I work in Medicine, the practice of medicine and although we wish we had all the cures there are some things that we can only help, not cure. As I am sure you recall, my dad had a seizure when I was in 8th grade. It changed our family forever. Dad was no longer a larger than life person, he was mortal, frail and they said he could die at any time. Living with death knocking at our door became a horrible reality as we watched him, waiting for the next big something that would take his heart out completely after the first episode had weakened his heart so severely.
He lived, and I do not pretend that I have been through the grief that you have had to bear, however knowing someone close to you can go at any time….. well it shook my whole world.
I had no safety net.
I had no place to curl in the security of this world.

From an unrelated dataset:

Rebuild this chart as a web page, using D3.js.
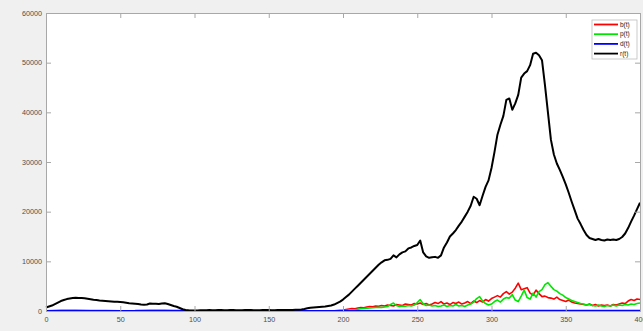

I had to lean into the eternal. I had to look at what does last, knowing every breath could be our last. It was a horrible and wonderful place all at the same time. Those moments, days, months, years of waiting to see if my dad would live created a hunger for the eternal. They created a place in me that hoped to help others as they live with things nobody can cure. They created a space inside that hungers only for what really matters and what will truly last forever.

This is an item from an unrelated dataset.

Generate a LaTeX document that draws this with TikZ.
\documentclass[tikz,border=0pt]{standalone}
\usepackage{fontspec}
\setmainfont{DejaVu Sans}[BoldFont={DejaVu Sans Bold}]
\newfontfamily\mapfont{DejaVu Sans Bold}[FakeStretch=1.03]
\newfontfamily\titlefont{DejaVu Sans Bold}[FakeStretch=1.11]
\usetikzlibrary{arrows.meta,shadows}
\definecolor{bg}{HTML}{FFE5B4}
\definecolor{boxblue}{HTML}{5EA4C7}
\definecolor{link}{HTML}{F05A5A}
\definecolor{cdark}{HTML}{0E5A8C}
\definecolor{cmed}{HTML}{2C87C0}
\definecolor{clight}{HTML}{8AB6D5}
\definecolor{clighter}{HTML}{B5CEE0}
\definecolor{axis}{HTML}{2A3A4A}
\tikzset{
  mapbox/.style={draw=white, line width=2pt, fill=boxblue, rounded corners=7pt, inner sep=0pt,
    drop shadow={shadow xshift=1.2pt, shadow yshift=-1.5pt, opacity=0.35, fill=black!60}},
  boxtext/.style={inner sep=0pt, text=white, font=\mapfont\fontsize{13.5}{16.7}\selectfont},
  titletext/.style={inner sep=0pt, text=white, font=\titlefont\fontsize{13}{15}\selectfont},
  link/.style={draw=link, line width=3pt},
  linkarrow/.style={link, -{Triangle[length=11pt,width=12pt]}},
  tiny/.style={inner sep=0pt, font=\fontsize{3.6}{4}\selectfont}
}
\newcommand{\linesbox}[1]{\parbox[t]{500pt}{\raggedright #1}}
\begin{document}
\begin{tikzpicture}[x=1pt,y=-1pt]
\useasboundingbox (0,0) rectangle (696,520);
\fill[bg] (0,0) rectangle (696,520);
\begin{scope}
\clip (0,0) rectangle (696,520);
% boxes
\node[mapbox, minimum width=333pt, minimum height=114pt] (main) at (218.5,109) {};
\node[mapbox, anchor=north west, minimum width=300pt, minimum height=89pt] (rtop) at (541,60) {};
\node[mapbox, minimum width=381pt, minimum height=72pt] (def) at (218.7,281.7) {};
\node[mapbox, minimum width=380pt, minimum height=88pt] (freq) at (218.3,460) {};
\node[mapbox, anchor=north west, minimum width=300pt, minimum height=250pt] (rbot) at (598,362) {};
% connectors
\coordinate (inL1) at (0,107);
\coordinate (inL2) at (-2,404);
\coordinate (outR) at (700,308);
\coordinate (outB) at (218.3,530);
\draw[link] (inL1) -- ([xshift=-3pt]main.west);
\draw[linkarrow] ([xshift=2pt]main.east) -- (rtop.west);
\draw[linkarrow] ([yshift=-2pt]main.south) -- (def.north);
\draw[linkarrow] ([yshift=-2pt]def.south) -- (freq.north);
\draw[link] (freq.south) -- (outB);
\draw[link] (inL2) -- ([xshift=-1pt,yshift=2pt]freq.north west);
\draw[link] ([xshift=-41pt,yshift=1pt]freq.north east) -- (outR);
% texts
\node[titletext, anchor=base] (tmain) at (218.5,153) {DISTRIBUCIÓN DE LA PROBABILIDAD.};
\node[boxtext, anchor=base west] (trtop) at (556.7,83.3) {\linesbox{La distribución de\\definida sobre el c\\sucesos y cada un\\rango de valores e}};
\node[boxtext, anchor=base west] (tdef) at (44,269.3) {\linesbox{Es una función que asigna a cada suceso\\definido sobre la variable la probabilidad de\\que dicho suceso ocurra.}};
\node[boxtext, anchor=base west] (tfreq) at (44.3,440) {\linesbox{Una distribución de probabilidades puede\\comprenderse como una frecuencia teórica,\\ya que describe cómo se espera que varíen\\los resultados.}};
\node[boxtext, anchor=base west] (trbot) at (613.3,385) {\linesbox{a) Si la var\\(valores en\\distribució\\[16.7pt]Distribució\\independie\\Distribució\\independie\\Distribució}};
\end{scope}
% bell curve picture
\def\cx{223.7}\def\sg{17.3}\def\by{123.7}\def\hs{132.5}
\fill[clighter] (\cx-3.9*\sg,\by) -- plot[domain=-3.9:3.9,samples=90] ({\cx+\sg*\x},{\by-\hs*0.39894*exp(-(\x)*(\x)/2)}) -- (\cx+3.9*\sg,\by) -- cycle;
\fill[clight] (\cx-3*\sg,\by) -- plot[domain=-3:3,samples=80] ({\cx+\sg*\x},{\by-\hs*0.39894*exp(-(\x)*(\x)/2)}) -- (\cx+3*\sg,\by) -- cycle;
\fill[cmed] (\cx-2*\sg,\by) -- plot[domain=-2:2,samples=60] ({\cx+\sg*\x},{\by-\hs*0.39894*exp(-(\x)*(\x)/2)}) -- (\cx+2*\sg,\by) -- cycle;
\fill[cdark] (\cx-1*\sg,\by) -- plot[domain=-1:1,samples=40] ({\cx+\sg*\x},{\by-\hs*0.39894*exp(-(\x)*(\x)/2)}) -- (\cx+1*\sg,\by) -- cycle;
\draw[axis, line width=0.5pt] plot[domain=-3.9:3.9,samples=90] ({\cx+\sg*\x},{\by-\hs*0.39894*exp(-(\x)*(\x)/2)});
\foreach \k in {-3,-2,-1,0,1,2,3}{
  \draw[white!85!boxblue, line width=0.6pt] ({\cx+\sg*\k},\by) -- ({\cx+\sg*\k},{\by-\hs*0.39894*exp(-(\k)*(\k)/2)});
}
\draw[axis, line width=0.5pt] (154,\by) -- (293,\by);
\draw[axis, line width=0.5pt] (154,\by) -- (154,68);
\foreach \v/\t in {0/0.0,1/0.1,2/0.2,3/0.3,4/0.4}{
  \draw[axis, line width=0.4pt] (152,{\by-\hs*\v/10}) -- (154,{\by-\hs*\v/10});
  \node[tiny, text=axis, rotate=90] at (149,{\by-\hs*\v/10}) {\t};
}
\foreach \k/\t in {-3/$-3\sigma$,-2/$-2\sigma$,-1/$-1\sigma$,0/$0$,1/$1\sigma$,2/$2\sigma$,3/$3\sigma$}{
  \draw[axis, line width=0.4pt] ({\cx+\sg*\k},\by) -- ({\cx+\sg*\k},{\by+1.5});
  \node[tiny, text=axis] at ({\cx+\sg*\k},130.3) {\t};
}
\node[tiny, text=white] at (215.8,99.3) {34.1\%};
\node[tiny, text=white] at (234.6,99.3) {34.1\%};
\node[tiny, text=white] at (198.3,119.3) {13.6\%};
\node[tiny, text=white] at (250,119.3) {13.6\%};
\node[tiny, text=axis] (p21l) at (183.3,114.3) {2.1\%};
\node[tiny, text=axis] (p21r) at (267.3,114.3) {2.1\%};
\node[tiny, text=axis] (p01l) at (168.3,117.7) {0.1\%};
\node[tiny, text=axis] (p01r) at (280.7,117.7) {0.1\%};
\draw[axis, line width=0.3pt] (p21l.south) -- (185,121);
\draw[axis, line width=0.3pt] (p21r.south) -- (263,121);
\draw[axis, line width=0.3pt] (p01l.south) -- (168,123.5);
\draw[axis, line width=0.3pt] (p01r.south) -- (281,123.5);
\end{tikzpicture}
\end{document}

I work with bodies, broken bodies. Ailing health and diagnosis that don’t become a distant memory, however in the midst of all that tragedy the light of the eternal shines bright. The hope that we are not home yet, and as my daughter said yesterday, there won’t be anybody crying in heaven. No more pain, no more sorrow. The Lord that we cannot fully understand sent his Son to die so that we could have an eternity with no more pain. I live my life in medicine in hopes that I can always give a glimpse of what really matters to the patients I see. I take care of ailing bodies hoping they know the One that will make them whole and complete. I try to be joyful, but I cry a lot with those who mourn and those who have broken spirits. The fact that God loved us enough to save us by sending His son to die, that hits home so much more when you have lost someone close to you.
So in honor of medical Mondays, I say medicine is a practice, and we are all on the same team. Trying to help as much as we can and yet remembering that on our knees is where the real help comes. Medicine is wonderful, however God is always in control. So thankful that He is a God that loves us, even if we don’t always understand.